What Loganville has seen in the last few years is a boom of retail activity, mostly in Gwinnett County, while residential growth has taken place mostly in Walton County. Like the rest of Gwinnett, Loganville is diverse, still primarily white in its population (66 percent), but with a growing ethnic diversity with 22 percent black; seven percent Hispanic; and only two percent Asian.

This is the second oldest settlement in the area, dating back to 1842, when James Harvie Logan, settled the area from Tennessee purchasing 62.5 acres for $150! Logan was a farmer and shoemaker. During the next several years as other families settled in the area, the population rose to about 500 residents. Loganville was first incorporated in 1887 with its original limits extending a half mile in every direction from the town well.

Loganville got a boost in 1898 when the Loganville and Lawrenceville Railroad Company was established, giving it a direct connection to Atlanta. The line was owned by the Seaboard Airline Railroad. Local entrepreneurs built a depot for the rail company. The Depression shut the railroad down in 1932.

The Georgia Legislature amended the Loganville charter in 1905, extending the city limits eastward and the city became partially in Gwinnett.

When WalMart came to U.S. Highway 78 in Loganville, a legal matter entered the picture. It seems that the Walton-Gwinnett county lines went through the cash registers. The question came: which county would get the sales tax revenue? This was settled when Walton agreed to collect the sales tax on items sold at WalMart, while Gwinnett County would get the tax on alcoholic beverages.

Meanwhile, other big box stores, Home Depot, Lowe’s and Hobby Lobby, have located in the Gwinnett County portion, east of downtown along U.S. Highway 78, where there is considerable retail activity.

The city also now has three auto dealerships. For years, people in Metro Atlanta learned of Loganville through the Maxie Price Chevrolet late-night television car-hawking, with the ending question, “Whurs’ Loganville?”  Today two more auto dealerships are in Loganville, Colonial-Buick-GMC and Loganville Ford.
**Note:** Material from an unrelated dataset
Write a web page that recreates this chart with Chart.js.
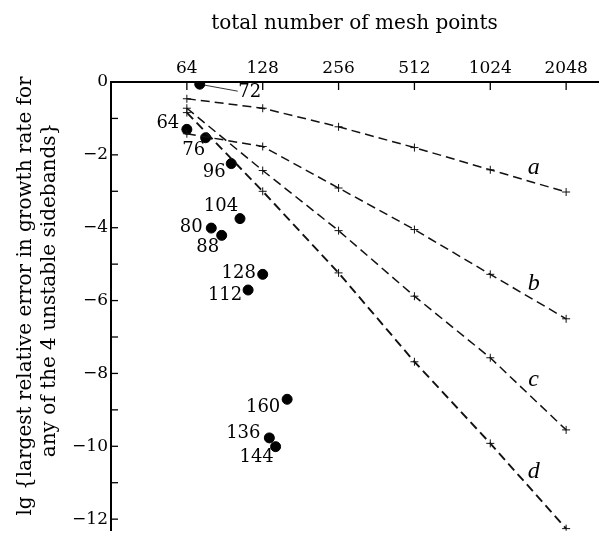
<!DOCTYPE html>
<html>
<head>
<meta charset="utf-8">
<script src="https://cdn.jsdelivr.net/npm/chart.js@4.4.0/dist/chart.umd.min.js"></script>
<style>
body { margin: 0; background: #fff; }
</style>
</head>
<body>
<canvas id="myChart" width="604" height="544"></canvas>
<script>
// mesh points (plotted as log2 on the top axis)
var meshTicks = [64, 128, 256, 512, 1024, 2048]
var curveA = [-0.46, -0.72, -1.23, -1.80, -2.41, -3.02]
var curveB = [-1.42, -1.77, -2.91, -4.05, -5.28, -6.50]
var curveC = [-0.72, -2.43, -4.08, -5.88, -7.57, -9.55]
var curveD = [-0.84, -3.00, -5.24, -7.68, -9.92, -12.26]
var curveNames = ['a', 'b', 'c', 'd']

// single runs, labelled with their mesh size
var dotMesh = [72, 64, 76, 96, 104, 80, 88, 128, 112, 160, 136, 144]
var dotError = [-0.06, -1.30, -1.53, -2.24, -3.75, -4.01, -4.21, -5.28, -5.71, -8.71, -9.77, -10.01]

var yTicks = [0, -2, -4, -6, -8, -10, -12]
var xTitle = 'total number of mesh points'
var yTitle = ['lg {largest relative error in growth rate for', 'any of the 4 unstable sidebands}']

// where each dot label sits relative to its dot (px)
var dotLabelShift = {
    72: [50, 8], 64: [-19, -6], 76: [-12, 13], 96: [-17, 9], 104: [-19, -12], 80: [-20, -1],
    88: [-14, 12], 128: [-24, -1], 112: [-23, 5], 160: [-24, 8], 136: [-26, -5], 144: [-19, 11]
}

var serif = '"DejaVu Serif", serif'

function curveData(vals) {
    return meshTicks.map((n, i) => ({ x: Math.log2(n), y: vals[i] }))
}

var curves = [curveA, curveB, curveC, curveD]
var datasets = curves.map((vals, i) => ({
    type: 'line',
    label: curveNames[i],
    data: curveData(vals),
    borderColor: '#111',
    borderWidth: i == 3 ? 1.9 : 1.5,
    borderDash: [9, 5],
    pointStyle: 'cross',
    pointRadius: 4,
    pointBorderWidth: 1,
    pointBorderColor: '#111',
    fill: false,
    tension: 0
}))
datasets.push({
    type: 'scatter',
    label: 'runs',
    data: dotMesh.map((n, i) => ({ x: Math.log2(n), y: dotError[i] })),
    pointRadius: 5,
    backgroundColor: '#000',
    borderColor: '#000'
})

// inward tick marks, text labels, side title
var decorations = {
    id: 'decorations',
    afterDraw(chart) {
        var ctx = chart.ctx
        var xs = chart.scales.x, ys = chart.scales.y
        var area = chart.chartArea
        ctx.save()
        ctx.strokeStyle = '#000'
        ctx.lineWidth = 1.3
        meshTicks.forEach(n => {
            var px = xs.getPixelForValue(Math.log2(n))
            ctx.beginPath(); ctx.moveTo(px, area.top); ctx.lineTo(px, area.top + 8); ctx.stroke()
        })
        for (var v = 0; v >= -12; v--) {
            var py = ys.getPixelForValue(v)
            ctx.beginPath(); ctx.moveTo(area.left, py); ctx.lineTo(area.left + 7, py); ctx.stroke()
        }

        // dot labels
        ctx.fillStyle = '#000'
        ctx.font = '18px ' + serif
        ctx.textAlign = 'center'
        ctx.textBaseline = 'middle'
        dotMesh.forEach((n, i) => {
            var px = xs.getPixelForValue(Math.log2(n))
            var py = ys.getPixelForValue(dotError[i])
            var s = dotLabelShift[n]
            ctx.fillText(String(n), px + s[0], py + s[1])
            if (n == 72) {
                ctx.lineWidth = 0.8
                ctx.beginPath(); ctx.moveTo(px + 5, py + 1); ctx.lineTo(px + s[0] - 12, py + s[1] - 1); ctx.stroke()
            }
        })

        // curve names just above each line
        ctx.font = 'italic 24px "Liberation Serif", serif'
        ctx.textBaseline = 'alphabetic'
        var lx = 10.48
        curves.forEach((vals, i) => {
            var yv = vals[4] + (vals[5] - vals[4]) * (lx - 10)
            ctx.fillText(curveNames[i], xs.getPixelForValue(lx) + 7, ys.getPixelForValue(yv) - 6)
        })

        // y axis title, two rotated lines
        ctx.font = '20px ' + serif
        ctx.translate(24, 296)
        ctx.rotate(-Math.PI / 2)
        ctx.fillText(yTitle[0], 0, 7)
        ctx.fillText(yTitle[1], 6, 31)
        ctx.restore()
    }
}

Chart.defaults.font.family = serif
Chart.defaults.color = '#000'

new Chart(document.getElementById('myChart'), {
    data: { datasets: datasets },
    options: {
        responsive: false,
        animation: false,
        layout: { padding: 0 },
        plugins: { legend: { display: false }, tooltip: { enabled: false } },
        scales: {
            x: {
                type: 'linear',
                position: 'top',
                min: 5,
                max: 11.42,
                afterBuildTicks: s => { s.ticks = meshTicks.map(n => ({ value: Math.log2(n) })) },
                afterFit: s => { s.height = 82 },
                ticks: {
                    font: { size: 17 },
                    padding: 3,
                    maxRotation: 0,
                    callback: v => String(Math.round(Math.pow(2, v)))
                },
                grid: { drawOnChartArea: false, drawTicks: false },
                border: { display: true, color: '#000', width: 2 },
                title: { display: true, text: xTitle, font: { size: 20 }, padding: { top: 12, bottom: 0 } }
            },
            y: {
                type: 'linear',
                min: -12.32,
                max: 0,
                afterBuildTicks: s => { s.ticks = yTicks.map(v => ({ value: v })) },
                afterFit: s => { s.width = 111 },
                ticks: {
                    font: { size: 17 },
                    padding: 3,
                    callback: v => v == 0 ? '0' : '\u2212' + Math.abs(v)
                },
                grid: { drawOnChartArea: false, drawTicks: false },
                border: { display: true, color: '#000', width: 2 }
            }
        }
    },
    plugins: [decorations]
})
</script>
</body>
</html>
Currently there are four subdivisions with building activity, with new homes averaging $172,000, city officials say. Last fall the city annexed 100 acres off Georgia Highway 81 toward the town of Youth; so far no building activity has started there.

Curry

Former Mayor Dan Curry, who acts as a goodwill ambassador for the town, talks of the town growth: “It’s good, but a lot of our folks don’t like the increased traffic. But then they’ll ask me, ‘When are we getting more good restaurants, like a Longhorn’s Steak House?’ I have to tell them that it takes the traffic they don’t like, and more of it, that it takes car counts, and rooftops, and dollars under those rooftops, to have a vibrant town.  It also cost one cent more to shop in Walton County, because of their HOST tax.

He adds: “And we are a safe community, with good medical care today through the Monroe-Piedmont Hospital, a few good restaurants and good schools in both counties. It makes a well-rounded, highly respected, sought-after community.”  You see why Dan Curry, though no longer the mayor, is a walking commercial for today’s modern Loganville.